The Bean Trees draws from many of the experiences of its author, Barbara Kingsolver, whose personal life and academic training provide some of the background for the novel. The novel is not autobiographical, but there are numerous parallels between Kingsolver and the narrator, Taylor Greer. Like Taylor, Barbara Kingsolver was born and raised in rural Kentucky and moved to Tucson, Arizona. Kingsolver even sought employment in the medical field, much as Taylor does when she works in the Pittman County hospital. Kingsolver's personal history also inform several of the plotlines and themes of the novel. Kingsolver frequently mentions plant growth; she studied biology in college and later got her masters in ecology.
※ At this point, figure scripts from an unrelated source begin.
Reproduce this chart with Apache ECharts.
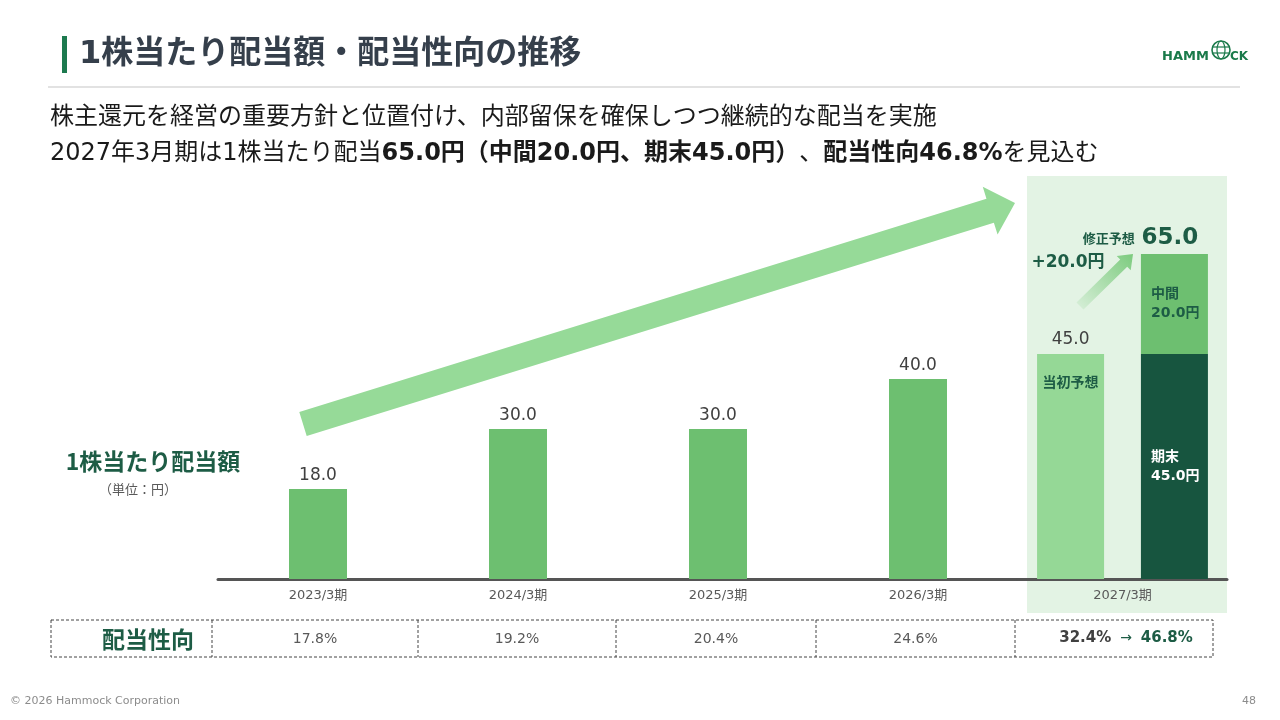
<!DOCTYPE html>
<html>
<head>
<meta charset="utf-8">
<script src="https://cdn.jsdelivr.net/npm/echarts@6/dist/echarts.min.js"></script>
</head>
<body style="margin:0;background:#fff">
<div id="main" style="width:1280px;height:720px"></div>
<script>
// data
var years = ['2023/3期', '2024/3期', '2025/3期', '2026/3期'];
var dps = [18.0, 30.0, 30.0, 40.0];
var forecastYear = ['2027/3期'];
var dpsInitial = [45.0];
var dpsYearEnd = [45.0];
var dpsInterim = [20.0];
var payout = [17.8, 19.2, 20.4, 24.6];
var payoutForecast = [32.4, 46.8];

var FONT = "'DejaVu Sans', 'Noto Sans CJK JP', sans-serif";
var JP = "'Noto Sans CJK JP', sans-serif";
var C = {
    bar: '#6DBF70', light: '#95D896', dark: '#17553F', dtext: '#1D5C45',
    bg: '#E3F3E4', arrow: '#96DA98', label: '#404040', axis: '#595959'
};

var total = dpsYearEnd[0] + dpsInterim[0];
var raise = total - dpsInitial[0];

// arrow outline from tail to tip
function arrowPts(tx, ty, hx, hy, hs, hh, hl) {
    var dx = hx - tx, dy = hy - ty, L = Math.sqrt(dx * dx + dy * dy);
    var ux = dx / L, uy = dy / L, nx = -uy, ny = ux;
    function p(a, b) { return [tx + ux * a + nx * b, ty + uy * a + ny * b]; }
    return [p(0, -hs), p(L - hl, -hs), p(L - hl, -hh), p(L, 0), p(L - hl, hh), p(L - hl, hs), p(0, hs)];
}

var graphics = [
    // header
    {type: 'rect', shape: {x: 62, y: 36, width: 5, height: 37}, style: {fill: '#1D7A4F'}},
    {type: 'text', x: 79, y: 55, style: {text: '1株当たり配当額・配当性向の推移', font: 'bold 32px ' + FONT, fill: '#353F4B', verticalAlign: 'middle'}},
    {type: 'line', shape: {x1: 48, y1: 87, x2: 1240, y2: 87}, style: {stroke: '#E2E2E2', lineWidth: 2}},
    // logo
    {type: 'text', x: 1162, y: 57, style: {text: 'HAMM', font: 'bold 13px ' + FONT, fill: '#1A7A4A', verticalAlign: 'middle'}},
    {type: 'circle', shape: {cx: 1221, cy: 50, r: 9}, style: {fill: 'none', stroke: '#1A7A4A', lineWidth: 1.6}},
    {type: 'ellipse', shape: {cx: 1221, cy: 50, rx: 4, ry: 9}, style: {fill: 'none', stroke: '#1A7A4A', lineWidth: 1.2}},
    {type: 'line', shape: {x1: 1212, y1: 47, x2: 1230, y2: 47}, style: {stroke: '#1A7A4A', lineWidth: 1.2}},
    {type: 'line', shape: {x1: 1212, y1: 53, x2: 1230, y2: 53}, style: {stroke: '#1A7A4A', lineWidth: 1.2}},
    {type: 'text', x: 1230, y: 57, style: {text: 'CK', font: 'bold 12px ' + FONT, fill: '#1A7A4A', verticalAlign: 'middle'}},
    // lead text
    {type: 'text', x: 50, y: 118, style: {text: '株主還元を経営の重要方針と位置付け、内部留保を確保しつつ継続的な配当を実施', font: '24px ' + FONT, fill: '#1a1a1a', verticalAlign: 'middle'}},
    {type: 'text', x: 50, y: 154, style: {
        text: '{n|2027年3月期は1株当たり配当}{b|' + total.toFixed(1) + '円（中間' + dpsInterim[0].toFixed(1) + '円、期末' + dpsYearEnd[0].toFixed(1) + '円）}{n|、}{b|配当性向' + payoutForecast[1].toFixed(1) + '%}{n|を見込む}',
        verticalAlign: 'middle',
        rich: {
            n: {fontSize: 24, fontFamily: FONT, fill: '#1a1a1a'},
            b: {fontSize: 24, fontFamily: FONT, fontWeight: 'bold', fill: '#1a1a1a'}
        }
    }},
    // forecast column background
    {type: 'rect', z: -5, shape: {x: 1027, y: 176, width: 200, height: 437}, style: {fill: C.bg}},
    // big trend arrow
    {type: 'polygon', z: -4, shape: {points: arrowPts(303, 424, 1015, 203, 12.5, 25, 26)}, style: {fill: C.arrow}},
    // small raise arrow
    {type: 'polygon', shape: {points: arrowPts(1080, 306, 1133, 254, 5, 10, 13)}, style: {
        fill: new echarts.graphic.LinearGradient(0, 1, 1, 0, [
            {offset: 0, color: 'rgba(124,203,126,0.1)'}, {offset: 1, color: 'rgba(124,203,126,1)'}])
    }},
    {type: 'text', x: 1068, y: 263, style: {text: '+' + raise.toFixed(1) + '円', font: 'bold 17px ' + FONT, fill: C.dtext, align: 'center', verticalAlign: 'middle'}},
    // left captions
    {type: 'text', x: 153, y: 461, style: {text: '1株当たり配当額', font: 'bold 23px ' + JP, fill: C.dtext, align: 'center', verticalAlign: 'middle'}},
    {type: 'text', x: 138, y: 489, style: {text: '（単位：円）', font: '13px ' + JP, fill: '#595959', align: 'center', verticalAlign: 'middle'}},
    // footer
    {type: 'text', x: 10, y: 701, style: {text: '© 2026 Hammock Corporation', font: '11px ' + FONT, fill: '#8C8C8C', verticalAlign: 'middle'}},
    {type: 'text', x: 1256, y: 701, style: {text: '48', font: '11px ' + FONT, fill: '#8C8C8C', align: 'right', verticalAlign: 'middle'}}
];

// payout ratio table
var cells = [51, 212, 418, 616, 816, 1015, 1213];
var dash = {fill: 'none', stroke: '#444', lineWidth: 1, lineDash: [3, 2]};
graphics.push({type: 'rect', shape: {x: 51, y: 620, width: 1162, height: 37}, style: dash});
for (var i = 1; i < cells.length - 1; i++) {
    graphics.push({type: 'line', shape: {x1: cells[i], y1: 620, x2: cells[i], y2: 657}, style: dash});
}
graphics.push({type: 'text', x: 148, y: 639, style: {text: '配当性向', font: 'bold 23px ' + JP, fill: C.dtext, align: 'center', verticalAlign: 'middle'}});
payout.forEach(function (v, i) {
    graphics.push({type: 'text', x: (cells[i + 1] + cells[i + 2]) / 2, y: 639, style: {text: v.toFixed(1) + '%', font: '14px ' + FONT, fill: '#595959', align: 'center', verticalAlign: 'middle'}});
});
graphics.push({type: 'text', x: 1126, y: 638, style: {
    text: '{g|' + payoutForecast[0].toFixed(1) + '%}{a|  →  }{d|' + payoutForecast[1].toFixed(1) + '%}',
    align: 'center', verticalAlign: 'middle',
    rich: {
        g: {fontSize: 15, fontWeight: 'bold', fontFamily: FONT, fill: '#404040'},
        a: {fontSize: 14, fontFamily: FONT, fill: C.dtext},
        d: {fontSize: 15, fontWeight: 'bold', fontFamily: FONT, fill: C.dtext}
    }
}});

var axisCommon = {
    type: 'category',
    axisLine: {lineStyle: {color: '#555', width: 3}},
    axisTick: {show: false},
    axisLabel: {color: '#595959', fontSize: 13, margin: 10, fontFamily: FONT}
};

var option = {
    animation: false,
    backgroundColor: '#fff',
    grid: [
        {left: 218, width: 800, top: 179, bottom: 141},
        {left: 1018, width: 209, top: 179, bottom: 141}
    ],
    xAxis: [
        Object.assign({gridIndex: 0, data: years}, axisCommon),
        Object.assign({gridIndex: 1, data: forecastYear}, axisCommon)
    ],
    yAxis: [
        {gridIndex: 0, type: 'value', min: 0, max: 80, show: false},
        {gridIndex: 1, type: 'value', min: 0, max: 80, show: false}
    ],
    graphic: graphics,
    series: [
        {
            type: 'bar', xAxisIndex: 0, yAxisIndex: 0, data: dps, barWidth: 58,
            itemStyle: {color: C.bar},
            label: {show: true, position: 'top', distance: 5, fontSize: 17, fontFamily: FONT, color: C.label,
                formatter: function (p) { return p.value.toFixed(1); }}
        },
        {
            type: 'bar', xAxisIndex: 1, yAxisIndex: 1, data: dpsInitial, barWidth: 67, barGap: '55%',
            itemStyle: {color: C.light},
            label: {show: true, position: 'insideTop', distance: 0, offset: [0, -25],
                formatter: function (p) { return '{v|' + p.value.toFixed(1) + '}\n{s| }\n{t|当初予想}'; },
                rich: {
                    v: {fontSize: 17, fontFamily: FONT, color: C.label, lineHeight: 22},
                    s: {fontSize: 10, lineHeight: 20},
                    t: {fontSize: 14, fontFamily: JP, fontWeight: 'bold', color: C.dtext, lineHeight: 22}
                }}
        },
        {
            type: 'bar', xAxisIndex: 1, yAxisIndex: 1, stack: 'f', data: dpsYearEnd, barWidth: 67, barGap: '55%',
            itemStyle: {color: C.dark},
            label: {show: true, position: 'insideLeft', distance: 10, fontSize: 14, fontWeight: 'bold',
                fontFamily: FONT, color: '#fff', lineHeight: 19,
                formatter: function (p) { return '期末\n' + p.value.toFixed(1) + '円'; }}
        },
        {
            type: 'bar', xAxisIndex: 1, yAxisIndex: 1, stack: 'f', data: dpsInterim, barWidth: 67, barGap: '55%',
            itemStyle: {color: C.bar},
            label: {show: true, position: 'insideLeft', distance: 10, fontSize: 14, fontWeight: 'bold',
                fontFamily: FONT, color: C.dtext, lineHeight: 19,
                formatter: function (p) { return '中間\n' + p.value.toFixed(1) + '円'; }}
        },
        {
            // zero-height carrier for the total label
            type: 'bar', xAxisIndex: 1, yAxisIndex: 1, stack: 'f', data: [0], barWidth: 67, barGap: '55%',
            itemStyle: {color: C.bar},
            label: {show: true, position: 'top', distance: 4, offset: [-34, 0],
                formatter: '{a|修正予想}  {b|' + total.toFixed(1) + '}',
                rich: {
                    a: {fontSize: 13, fontFamily: JP, fontWeight: 'bold', color: C.dtext},
                    b: {fontSize: 23, fontFamily: FONT, fontWeight: 'bold', color: C.dtext}
                }}
        }
    ]
};

var chart = echarts.init(document.getElementById('main'));
chart.setOption(option);
</script>
</body>
</html>
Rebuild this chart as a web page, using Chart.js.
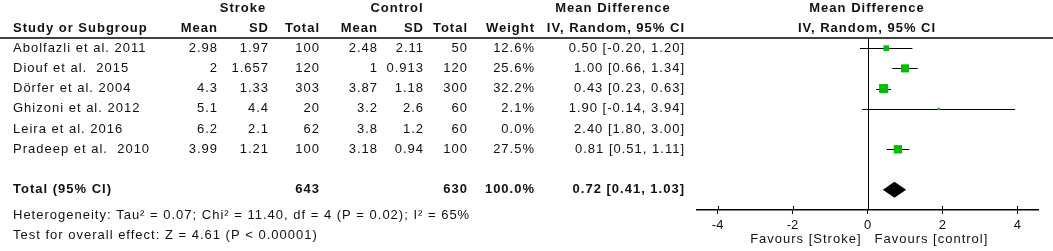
<!DOCTYPE html>
<html>
<head>
<meta charset="utf-8">
<script src="https://cdn.jsdelivr.net/npm/chart.js"></script>
<style>
  body { margin: 0; background: #fff; }
  #wrap { width: 1053px; height: 251px; position: relative; }
</style>
</head>
<body>
<div id="wrap"><canvas id="forest"></canvas></div>
<script>
// study data
const studies = ['Abolfazli et al. 2011', 'Diouf et al.  2015', 'Dörfer et al. 2004', 'Ghizoni et al. 2012', 'Leira et al. 2016', 'Pradeep et al.  2010'];
const strokeMean = ['2.98', '2', '4.3', '5.1', '6.2', '3.99'];
const strokeSD = ['1.97', '1.657', '1.33', '4.4', '2.1', '1.21'];
const strokeTotal = ['100', '120', '303', '20', '62', '100'];
const controlMean = ['2.48', '1', '3.87', '3.2', '3.8', '3.18'];
const controlSD = ['2.11', '0.913', '1.18', '2.6', '1.2', '0.94'];
const controlTotal = ['50', '120', '300', '60', '60', '100'];
const weights = [12.6, 25.6, 32.2, 2.1, 0.0, 27.5];
const md = [0.50, 1.00, 0.43, 1.90, 2.40, 0.81];
const ciLow = [-0.20, 0.66, 0.23, -0.14, 1.80, 0.51];
const ciHigh = [1.20, 1.34, 0.63, 3.94, 3.00, 1.11];

const total = { label: 'Total (95% CI)', stroke: '643', control: '630', weight: '100.0%', md: 0.72, lo: 0.41, hi: 1.03 };
const heterogeneity = 'Heterogeneity: Tau² = 0.07; Chi² = 11.40, df = 4 (P = 0.02); I² = 65%';
const overallTest = 'Test for overall effect: Z = 4.61 (P < 0.00001)';
const xTicks = [-4, -2, 0, 2, 4];
const favours = ['Favours [Stroke]', 'Favours [control]'];

const totalRow = 7;
const fmt = v => v.toFixed(2);
const ciText = (m, lo, hi) => fmt(m) + ' [' + fmt(lo) + ', ' + fmt(hi) + ']';

const FONT = '"Liberation Sans", Arial, sans-serif';
const INK = '#111';
const GREEN = '#00bf00';

// column right edges for the table part
const cols = [217, 268, 319, 377, 423, 467, 534, 684];

function txt(ctx, s, x, y, align, bold) {
  ctx.font = (bold ? 'bold ' : '') + '13px ' + FONT;
  ctx.textAlign = align;
  ctx.textBaseline = 'middle';
  ctx.fillText(s, align === 'right' ? x + 1 : x, y);
}

const forestPlugin = {
  id: 'forest',
  beforeDatasetsDraw(chart) {
    const { ctx, chartArea, scales } = chart;
    const x = scales.x, y = scales.y;
    ctx.save();
    // header rule
    ctx.strokeStyle = '#000';
    ctx.lineWidth = 1.5;
    ctx.beginPath();
    ctx.moveTo(0, chartArea.top);
    ctx.lineTo(chart.width, chartArea.top);
    ctx.stroke();
    // line of no effect
    ctx.lineWidth = 1;
    ctx.beginPath();
    ctx.moveTo(Math.round(x.getPixelForValue(0)) + 0.5, chartArea.top);
    ctx.lineTo(Math.round(x.getPixelForValue(0)) + 0.5, chartArea.bottom);
    ctx.stroke();
    // tick marks poking above the axis
    xTicks.forEach(t => {
      const px = Math.round(x.getPixelForValue(t)) + 0.5;
      ctx.beginPath();
      ctx.moveTo(px, chartArea.bottom - 4);
      ctx.lineTo(px, chartArea.bottom);
      ctx.stroke();
    });
    // confidence intervals
    studies.forEach((s, i) => {
      if (weights[i] <= 0) return;
      const py = Math.round(y.getPixelForValue(i)) + 0.5;
      ctx.beginPath();
      ctx.moveTo(x.getPixelForValue(ciLow[i]), py);
      ctx.lineTo(x.getPixelForValue(ciHigh[i]), py);
      ctx.stroke();
    });
    // pooled diamond
    const dy = y.getPixelForValue(totalRow);
    ctx.fillStyle = '#000';
    ctx.beginPath();
    ctx.moveTo(x.getPixelForValue(total.lo), dy);
    ctx.lineTo(x.getPixelForValue(total.md), dy - 8);
    ctx.lineTo(x.getPixelForValue(total.hi), dy);
    ctx.lineTo(x.getPixelForValue(total.md), dy + 8);
    ctx.closePath();
    ctx.fill();
    ctx.restore();
  },
  afterDraw(chart) {
    const { ctx, scales } = chart;
    const y = scales.y, x = scales.x;
    ctx.save();
    ctx.fillStyle = INK;
    ctx.letterSpacing = '1px';
    const h1 = 8, h2 = 28;
    txt(ctx, 'Stroke', 243, h1, 'center', true);
    txt(ctx, 'Control', 397, h1, 'center', true);
    txt(ctx, 'Mean Difference', 613, h1, 'center', true);
    txt(ctx, 'Mean Difference', 867, h1, 'center', true);
    txt(ctx, 'Study or Subgroup', 13, h2, 'left', true);
    ['Mean', 'SD', 'Total', 'Mean', 'SD', 'Total', 'Weight', 'IV, Random, 95% CI'].forEach((h, k) => txt(ctx, h, cols[k], h2, 'right', true));
    txt(ctx, 'IV, Random, 95% CI', 867, h2, 'center', true);

    studies.forEach((s, i) => {
      const py = y.getPixelForValue(i);
      const cells = [strokeMean[i], strokeSD[i], strokeTotal[i], controlMean[i], controlSD[i], controlTotal[i],
        weights[i].toFixed(1) + '%', ciText(md[i], ciLow[i], ciHigh[i])];
      txt(ctx, s, 13, py, 'left', false);
      cells.forEach((c, k) => txt(ctx, c, cols[k], py, 'right', false));
    });

    const ty = y.getPixelForValue(totalRow);
    txt(ctx, total.label, 13, ty, 'left', true);
    txt(ctx, total.stroke, cols[2], ty, 'right', true);
    txt(ctx, total.control, cols[5], ty, 'right', true);
    txt(ctx, total.weight, cols[6], ty, 'right', true);
    txt(ctx, ciText(total.md, total.lo, total.hi), cols[7], ty, 'right', true);

    txt(ctx, heterogeneity, 13, 215, 'left', false);
    txt(ctx, overallTest, 13, 235, 'left', false);

    const zx = x.getPixelForValue(0);
    txt(ctx, favours[0], zx - 7, 239, 'right', false);
    txt(ctx, favours[1], zx + 7, 239, 'left', false);
    ctx.restore();
  }
};

new Chart(document.getElementById('forest'), {
  type: 'scatter',
  data: {
    datasets: [{
      data: studies.map((s, i) => ({ x: md[i], y: i })),
      pointStyle: 'rect',
      pointRadius: weights.map(w => 1.13 * Math.sqrt(w)),
      pointHoverRadius: weights.map(w => 1.13 * Math.sqrt(w)),
      backgroundColor: GREEN,
      borderWidth: 0
    }]
  },
  options: {
    responsive: true,
    maintainAspectRatio: false,
    animation: false,
    layout: { padding: { left: 697, right: 15, top: 38, bottom: 0 } },
    plugins: { legend: { display: false }, tooltip: { enabled: false } },
    scales: {
      x: {
        type: 'linear',
        min: -4.55,
        max: 4.55,
        afterBuildTicks: s => { s.ticks = xTicks.map(v => ({ value: v })); },
        afterFit: s => { s.height = 41; },
        grid: { drawOnChartArea: false, tickLength: 4, color: '#000', lineWidth: 1 },
        border: { color: '#000', width: 1.5 },
        ticks: { color: INK, font: { family: FONT, size: 13 }, padding: 4 }
      },
      y: {
        type: 'linear',
        display: false,
        reverse: true,
        min: -0.5,
        max: 8
      }
    }
  },
  plugins: [forestPlugin]
});
</script>
</body>
</html>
The history of two Native American groups plays a significant role in the novel, which deals with the history of both the Cherokee nation in North America and the Mayan people of Central America. The Cherokee people to whom Turtle belongs are of Iroquois lineage; originating in the Great Lakes area, they migrated to eastern Tennessee after their defeat at the hands of the Delaware and Iroquois tribes. A series of wars with English settlers around the Revolutionary War reduced the power of the Cherokee in Tennessee and their other holdings in Georgia and the Carolinas. However, during the nineteenth century the Cherokee people were notable for their assimilation of European culture and their adoption of a government modeled after the United States. Nevertheless, this did not protect the Cherokee from U.S. encroachment in their territory, and, under the Jackson administration's Indian Removal Act in 1830, fifteen thousand Cherokees were displaced on the "Trail of Tears," ending in eastern Oklahoma (the region in which Taylor finds Turtle).
The Cherokee Nation now exists as the federally recognized government of the Cherokee people, and its capital is near Tahlequah, Oklahoma. The government consists of an executive, legislative and judicial branch headed by, respective, a Principal Chief, 15-member Tribal Council and Judicial Appeals Tribunal.
The Mayan people (the culture of Esperanza and Estevan) existed as one of the greatest civilizations in the Western Hemisphere before the arrival of European settlers. The Mayan people settled in villages based upon agricultural cultivation as early as 1500 BCE, and by 200 CE the Mayan villages had developed into cities. Relics from the Mayan communities reveal that the Mayans of this period had developed a hieroglyphic system of writing as well as advanced irrigation and terracing methods. The Mayan people thrived during their Classical Period between 250 and 900 CE, until agricultural exhaustion and armed conflict caused the decline of the civilization. The major Mayan cities (Chichen Itza, Uxmal and Mayapan) continued to flourish, however, until the arrival of Spanish settlers during the fifteenth century. The present-day Mayan peoples are primarily agricultural, raising crops of corn, beans and squash. They are nominally Roman Catholic, but retain the Mayan cosmology and parts of their religious tradition, particularly in domestic rites.
The contemporary history of Guatemala and the Mayan people is useful for understanding the plight of Esperanza and Estevan that forms a major plotline of the novel. The nation of Guatemala has a long history of political violence as well as an unstable government system. The portion of this history critical to the novel begins in 1978 with the discovery of oil in northern Guatemala, which led to government-sanctioned violence responsible for displacing many Mayans to the north and into Mexico. As a result, many of the Mayans organized into peasant militias. Political violence in Guatemala against the Mayans continued through several regimes. In 1983, upon a coup by General Oscar Humberto Mejia Victores, the United States restricted aid in an attempt to push for improvements in human rights. In 1985 the government approved a new constitution that placed greater emphasis on human rights, but the nation dropped into the worst economic conditions in fifty years. The election of a civilian president brought hope that human rights might improve, but a resurgence in death squad activity occurred, while bands of Marxist guerrillas became powerful throughout the nation. It is roughly under these political conditions that the fictional characters Estevan and Esperanza would have lived, and thus explains their need to escape from Guatemala, particularly concerning their involvement with teachers' unions in Guatemala.